In fact, the real enemy was the Great Depression. Braddock understood this. When asked how he managed to turn his career around, he explained,"! was fighting for milk.” Damon Runyon, the writer who first called Braddock "Cinderella Man,”recognized that the boxer's story took on mythic proportions because it encapsulated the aspirations of an entire nation.

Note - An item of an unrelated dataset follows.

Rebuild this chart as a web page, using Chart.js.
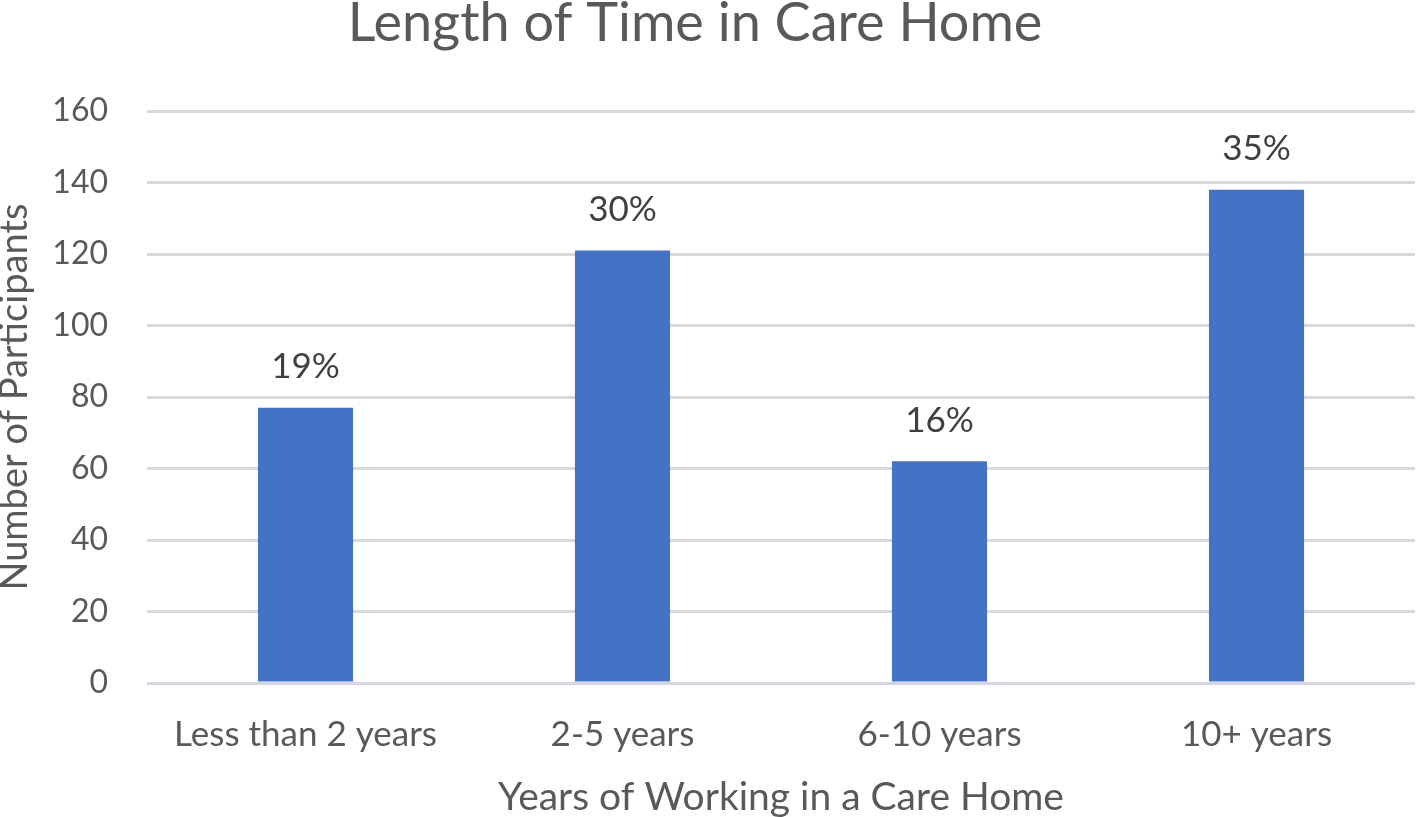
<!DOCTYPE html>
<html>
<head>
<meta charset="utf-8">
<script src="https://cdn.jsdelivr.net/npm/chart.js@4.4.1/dist/chart.umd.min.js"></script>
<style>
html,body{margin:0;padding:0;background:#fff;}
#wrap{width:1416px;height:817px;position:relative;}
</style>
</head>
<body>
<div id="wrap"><canvas id="c" width="1416" height="817"></canvas></div>
<script>
const categories = ["Less than 2 years", "2-5 years", "6-10 years", "10+ years"];
const participants = [77, 121, 62, 138];
const percentLabels = ["19%", "30%", "16%", "35%"];
const yTicks = [0, 20, 40, 60, 80, 100, 120, 140, 160];
const chartTitle = "Length of Time in Care Home";

const FONT = "Lato, 'Open Sans', sans-serif";

const dataLabelPlugin = {
  id: 'dataLabels',
  afterDatasetsDraw(chart) {
    const ctx = chart.ctx;
    const meta = chart.getDatasetMeta(0);
    ctx.save();
    ctx.font = "35px " + FONT;
    ctx.fillStyle = "#404040";
    ctx.textAlign = "center";
    ctx.textBaseline = "middle";
    meta.data.forEach((bar, i) => {
      ctx.fillText(percentLabels[i], bar.x, bar.y - 41);
    });
    ctx.restore();
  }
};

const titlePlugin = {
  id: 'offsetTitle',
  afterDraw(chart) {
    const ctx = chart.ctx;
    ctx.save();
    ctx.font = "54px " + FONT;
    ctx.fillStyle = "#595959";
    ctx.textAlign = "center";
    ctx.textBaseline = "middle";
    ctx.fillText(chartTitle, 695, 24);
    ctx.restore();
  }
};

new Chart(document.getElementById('c'), {
  type: 'bar',
  data: {
    labels: categories,
    datasets: [{
      data: participants,
      backgroundColor: '#4472C4',
      borderWidth: 0,
      barPercentage: 0.3,
      categoryPercentage: 1.0
    }]
  },
  options: {
    responsive: false,
    animation: false,
    devicePixelRatio: 1,
    layout: { padding: { left: 0, right: 1, top: 111, bottom: 0 } },
    plugins: {
      legend: { display: false },
      tooltip: { enabled: false },
      title: { display: false }
    },
    scales: {
      x: {
        afterFit(scale) { scale.height = 134; },
        grid: { display: false },
        border: { display: false },
        ticks: {
          color: '#595959',
          font: { family: FONT, size: 35 },
          padding: 23,
          maxRotation: 0
        },
        title: {
          display: true,
          text: 'Years of Working in a Care Home',
          color: '#595959',
          font: { family: FONT, size: 39 },
          padding: { top: 0, bottom: -4 }
        }
      },
      y: {
        min: 0,
        max: 160,
        afterFit(scale) { scale.width = 147; },
        afterBuildTicks(axis) { axis.ticks = yTicks.map(v => ({ value: v })); },
        grid: {
          color: (c) => (c.tick && c.tick.value === 0) ? '#d5d5e3' : '#d9d9d9',
          lineWidth: 3,
          drawTicks: false
        },
        border: { display: false },
        ticks: {
          color: '#595959',
          font: { family: FONT, size: 32 },
          padding: 39
        },
        title: {
          display: true,
          text: 'Number of Participants',
          color: '#595959',
          font: { family: FONT, size: 38, lineHeight: 1.0 },
          padding: { top: -4, bottom: 0 }
        }
      }
    }
  },
  plugins: [dataLabelPlugin, titlePlugin]
});
</script>
</body>
</html>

But the movie misses the point that many ethnic groups had their own boxing champions. After Braddock had upset Griffin, he fought Joe Louis, the Brown Bomber. While the movie rightly shows Irish Americans praying for Braddock, it neglects the millions of African Americans who also gathered around radios, praying for Louis. Jewish fans, similarly, identified with Baer, cherishing his 1933 defeat of the German boxer, Max Schmeling, Hitler's favorite. When Braddock defeated Baer, many Jews were devastated.



In 1936, the Chicago Defender, an African American newspaper, wrote that history would be kind to Braddock. "Years from today you will read that Jim Braddock was the one champion who would not and did not draw the color line,” it noted. But it concluded that Braddock did so for mercenary reasons: "The facts are that Braddock needs money and he more than anyone else knows that only with Joe Louis in one corner can he draw a purse benefiting a champion's appearance." Three years later, when Louis defeated Braddock to win the heavyweight title, the fight at Chicago's Comiskey Park attracted the largest mixed crowd of blacks and whites in boxing history.



Madison Square Garden, keenly aware of the ethnic appeal of boxing, worked hard to ensure that nearly every major immigrant group had someone to cheer for on fight night. Boxing promoters were among the first to learn that in sports, as in entertainment more generally, segregation did not pay.



Cinderella Man depicts, with considerable accuracy, a simple and good man's triumph over adversity. His story was, indeed, the stuff of myth. But in its earnest attempt to universalize Braddock's appeal, the movie obscures the ethnic divisions that characterized so much of American life during the first half of the twentieth century.